What Does an “Agent” Actually Do Anymore?

If you’ve been paying attention to agency news lately, it feels like the industry is going through a bit of an identity spiral. Between holding company consolidation, platform power plays like The Trade Desk deepening ties with networks like Publicis Groupe, and a steady rise in brands bringing media capabilities in-house, the question keeps surfacing in different forms: what is an agency actually supposed to do right now?

Or more specifically, what does it mean to act as an “agent” on behalf of a brand?

The definition should be simple. An agent is someone who acts on behalf of another in their best interest. But in modern media, that clarity has been lost. Agencies now position themselves across an increasingly fragmented set of capabilities, from performance and strategy to AI, creative, social, SEO, influencer, and beyond. Meanwhile, most brands aren’t looking for a menu of services. They’re looking for someone who can make their life easier and help the business grow.

As Campfire Senior Account Strategist Aidan Clark puts it, “Agencies have started to look like everything to everyone. But most brands aren’t asking for all of that. They’re asking for someone who can actually simplify the complexity and move the business forward.”

Agencies have started to look like everything to everyone. But most brands aren’t asking for all of that. They’re asking for someone who can actually simplify the complexity and move the business forward.
— Aidan Clark, Campfire

That disconnect is where things start to break down. Industry coverage from Ad Age and Campaign has framed the current shift as one driven by control. Brands want closer proximity to their data, more transparency into decision-making, and greater ownership over outcomes. In response, agencies have expanded their positioning, often blurring the lines between what they can do and what they should do.

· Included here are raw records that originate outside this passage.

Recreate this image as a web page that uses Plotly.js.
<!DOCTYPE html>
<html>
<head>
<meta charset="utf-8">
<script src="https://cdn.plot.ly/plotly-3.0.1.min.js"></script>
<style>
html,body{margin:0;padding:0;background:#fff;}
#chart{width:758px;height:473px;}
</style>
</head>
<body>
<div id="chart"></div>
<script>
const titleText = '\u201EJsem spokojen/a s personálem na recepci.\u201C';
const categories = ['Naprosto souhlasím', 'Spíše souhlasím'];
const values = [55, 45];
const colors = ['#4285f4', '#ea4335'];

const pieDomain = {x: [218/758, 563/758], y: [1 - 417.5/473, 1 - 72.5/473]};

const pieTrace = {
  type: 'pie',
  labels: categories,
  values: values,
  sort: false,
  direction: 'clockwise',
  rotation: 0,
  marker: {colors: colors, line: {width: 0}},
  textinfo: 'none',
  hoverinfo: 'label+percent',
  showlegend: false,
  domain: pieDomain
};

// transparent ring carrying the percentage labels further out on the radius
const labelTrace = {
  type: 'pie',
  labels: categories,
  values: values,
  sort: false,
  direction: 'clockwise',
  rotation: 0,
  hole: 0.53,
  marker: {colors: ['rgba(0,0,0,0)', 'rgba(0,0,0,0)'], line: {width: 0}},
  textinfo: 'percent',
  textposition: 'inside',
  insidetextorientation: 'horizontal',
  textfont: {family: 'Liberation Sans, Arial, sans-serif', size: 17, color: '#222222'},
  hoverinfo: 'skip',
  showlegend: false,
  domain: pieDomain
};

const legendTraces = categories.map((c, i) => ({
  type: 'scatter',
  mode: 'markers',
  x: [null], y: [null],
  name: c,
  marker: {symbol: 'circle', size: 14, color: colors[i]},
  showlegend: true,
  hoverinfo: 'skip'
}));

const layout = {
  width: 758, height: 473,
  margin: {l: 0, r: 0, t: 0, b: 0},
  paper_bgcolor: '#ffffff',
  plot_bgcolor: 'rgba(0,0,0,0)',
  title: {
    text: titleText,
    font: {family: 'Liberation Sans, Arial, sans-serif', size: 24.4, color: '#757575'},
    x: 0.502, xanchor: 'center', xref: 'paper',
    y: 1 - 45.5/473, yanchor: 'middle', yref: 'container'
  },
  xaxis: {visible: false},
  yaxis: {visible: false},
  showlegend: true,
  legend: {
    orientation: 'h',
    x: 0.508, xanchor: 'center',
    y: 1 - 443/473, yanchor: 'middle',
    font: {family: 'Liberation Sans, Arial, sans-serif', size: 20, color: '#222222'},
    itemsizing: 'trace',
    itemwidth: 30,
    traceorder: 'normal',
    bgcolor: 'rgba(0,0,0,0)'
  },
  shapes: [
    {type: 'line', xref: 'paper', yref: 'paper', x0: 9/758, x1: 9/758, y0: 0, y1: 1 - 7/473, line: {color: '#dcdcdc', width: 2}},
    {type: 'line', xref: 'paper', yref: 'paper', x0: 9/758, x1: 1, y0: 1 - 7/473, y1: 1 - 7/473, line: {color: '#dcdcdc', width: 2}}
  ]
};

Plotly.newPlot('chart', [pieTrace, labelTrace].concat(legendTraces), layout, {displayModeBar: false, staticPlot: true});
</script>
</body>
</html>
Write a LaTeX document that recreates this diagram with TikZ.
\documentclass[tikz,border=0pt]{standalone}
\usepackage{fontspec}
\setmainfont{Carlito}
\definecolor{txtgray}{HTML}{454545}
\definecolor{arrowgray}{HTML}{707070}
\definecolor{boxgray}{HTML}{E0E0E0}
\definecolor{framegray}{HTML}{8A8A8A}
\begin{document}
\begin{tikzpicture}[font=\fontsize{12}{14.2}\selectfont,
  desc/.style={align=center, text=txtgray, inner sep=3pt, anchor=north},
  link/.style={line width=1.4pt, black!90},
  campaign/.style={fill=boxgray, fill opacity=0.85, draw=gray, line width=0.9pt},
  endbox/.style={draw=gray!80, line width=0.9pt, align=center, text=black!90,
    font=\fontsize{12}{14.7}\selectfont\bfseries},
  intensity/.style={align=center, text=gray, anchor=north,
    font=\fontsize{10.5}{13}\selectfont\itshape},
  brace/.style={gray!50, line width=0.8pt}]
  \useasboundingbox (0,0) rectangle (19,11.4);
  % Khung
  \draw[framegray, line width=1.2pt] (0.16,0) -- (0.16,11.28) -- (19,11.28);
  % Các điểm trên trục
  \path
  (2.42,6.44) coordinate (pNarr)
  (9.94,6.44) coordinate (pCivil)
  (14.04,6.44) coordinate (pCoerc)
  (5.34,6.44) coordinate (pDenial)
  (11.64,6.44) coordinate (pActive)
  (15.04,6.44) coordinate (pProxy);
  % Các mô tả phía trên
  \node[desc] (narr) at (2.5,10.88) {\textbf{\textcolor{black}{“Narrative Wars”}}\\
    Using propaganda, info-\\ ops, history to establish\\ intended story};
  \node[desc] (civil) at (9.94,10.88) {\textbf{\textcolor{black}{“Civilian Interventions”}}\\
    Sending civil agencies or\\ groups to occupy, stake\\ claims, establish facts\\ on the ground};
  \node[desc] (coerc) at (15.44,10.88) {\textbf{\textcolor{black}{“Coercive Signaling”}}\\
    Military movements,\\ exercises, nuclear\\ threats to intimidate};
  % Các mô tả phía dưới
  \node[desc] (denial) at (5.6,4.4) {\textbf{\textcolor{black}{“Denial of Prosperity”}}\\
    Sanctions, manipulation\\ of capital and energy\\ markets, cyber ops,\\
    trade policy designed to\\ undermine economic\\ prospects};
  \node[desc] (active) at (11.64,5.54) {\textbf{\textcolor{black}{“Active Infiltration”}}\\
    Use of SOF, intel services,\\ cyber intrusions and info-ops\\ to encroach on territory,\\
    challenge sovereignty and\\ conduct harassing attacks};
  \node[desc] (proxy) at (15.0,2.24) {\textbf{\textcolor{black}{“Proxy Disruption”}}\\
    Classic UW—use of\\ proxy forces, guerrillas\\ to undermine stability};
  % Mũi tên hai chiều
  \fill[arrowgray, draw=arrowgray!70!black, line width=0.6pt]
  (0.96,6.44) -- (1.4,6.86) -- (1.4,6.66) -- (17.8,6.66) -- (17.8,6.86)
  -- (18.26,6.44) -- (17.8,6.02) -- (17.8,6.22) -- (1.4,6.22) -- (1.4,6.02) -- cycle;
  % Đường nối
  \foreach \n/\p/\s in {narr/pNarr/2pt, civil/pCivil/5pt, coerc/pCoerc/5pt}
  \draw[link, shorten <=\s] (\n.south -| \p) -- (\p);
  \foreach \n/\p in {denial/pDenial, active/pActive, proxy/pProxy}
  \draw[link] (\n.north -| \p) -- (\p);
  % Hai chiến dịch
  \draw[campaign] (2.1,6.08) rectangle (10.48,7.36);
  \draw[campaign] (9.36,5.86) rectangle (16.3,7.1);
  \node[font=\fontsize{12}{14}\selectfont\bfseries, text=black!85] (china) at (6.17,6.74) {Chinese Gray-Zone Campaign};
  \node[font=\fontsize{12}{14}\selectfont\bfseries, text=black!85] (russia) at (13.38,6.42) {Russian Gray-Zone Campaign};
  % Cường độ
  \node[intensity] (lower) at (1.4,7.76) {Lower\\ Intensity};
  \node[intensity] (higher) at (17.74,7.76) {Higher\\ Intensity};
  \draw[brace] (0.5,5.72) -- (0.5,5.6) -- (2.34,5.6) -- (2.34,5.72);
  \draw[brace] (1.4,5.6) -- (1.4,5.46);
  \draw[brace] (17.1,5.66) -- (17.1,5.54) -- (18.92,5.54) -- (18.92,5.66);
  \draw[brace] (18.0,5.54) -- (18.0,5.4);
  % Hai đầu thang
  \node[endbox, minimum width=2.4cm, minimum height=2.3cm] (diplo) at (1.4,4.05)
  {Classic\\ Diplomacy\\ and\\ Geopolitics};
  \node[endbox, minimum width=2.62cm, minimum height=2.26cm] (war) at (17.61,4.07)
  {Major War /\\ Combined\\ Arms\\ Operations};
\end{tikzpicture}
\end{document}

The result is a market full of mismatched expectations. Brands enter relationships expecting transformation, while agencies stretch to present themselves as capable of delivering across every discipline. In reality, most are built to solve a narrower set of problems. When that gap isn’t acknowledged upfront, it shows up later in underperformance, misaligned KPIs, and reporting that looks polished but lacks real accountability.

Clark describes it more bluntly: “It’s like buying a house in cash and somehow still ending up underwater in a mortgage. Everyone thinks they’re getting certainty, but the structure underneath doesn’t support it.”

At its core, the issue isn’t a lack of capability. It’s a lack of alignment. And that’s where the definition of an agent becomes more useful again, not as a broad label, but as a responsibility. Acting as an agent means operating in someone else’s best interest, even when it’s not the easiest or most commercially attractive path. It requires acknowledging limitations, setting clear expectations, and, in some cases, recommending solutions that reduce your own scope in favor of a better outcome.

“The real job is fiduciary in nature,” Clark says. “You’re responsible for helping someone navigate complexity and make better decisions, not just executing tasks.”

That’s a harder road, especially in an industry that has historically rewarded scale, volume, and the ability to say yes to everything. Large holding companies will continue to win on scale. Platforms will continue to automate execution. In-house teams will continue to move closer to the data and the business itself. None of that eliminates the need for agencies, but it does narrow where they can create meaningful value.

Smaller, independent agencies aren’t going to outscale the holdcos but we can outthink them. The value is in the clarity you bring, not the volume you push.
— Aidan Clark, Campfire

Increasingly, that value sits upstream. In strategy. In audience understanding. In interpreting signals across channels and translating them into decisions that hold together over time. It is less about pushing volume through platforms and more about helping brands understand where to show up, when, and why.

“Smaller, independent agencies aren’t going to outscale the holdcos,” Clark notes. “But we can outthink them. The value is in the clarity you bring, not the volume you push.”

The agency identity crisis isn’t a sign that the model is disappearing. It’s a sign that it’s being forced to specialize. The idea of the agency as an all-in-one solution is giving way to something more focused and more accountable. Not everything to everyone, but the right partner for a specific role in a much more complex system.

In a landscape increasingly shaped by automation and consolidation, the role of an agent isn’t expanding. It’s narrowing. And the agencies that embrace that shift, rather than resist it, are the ones that will remain essential.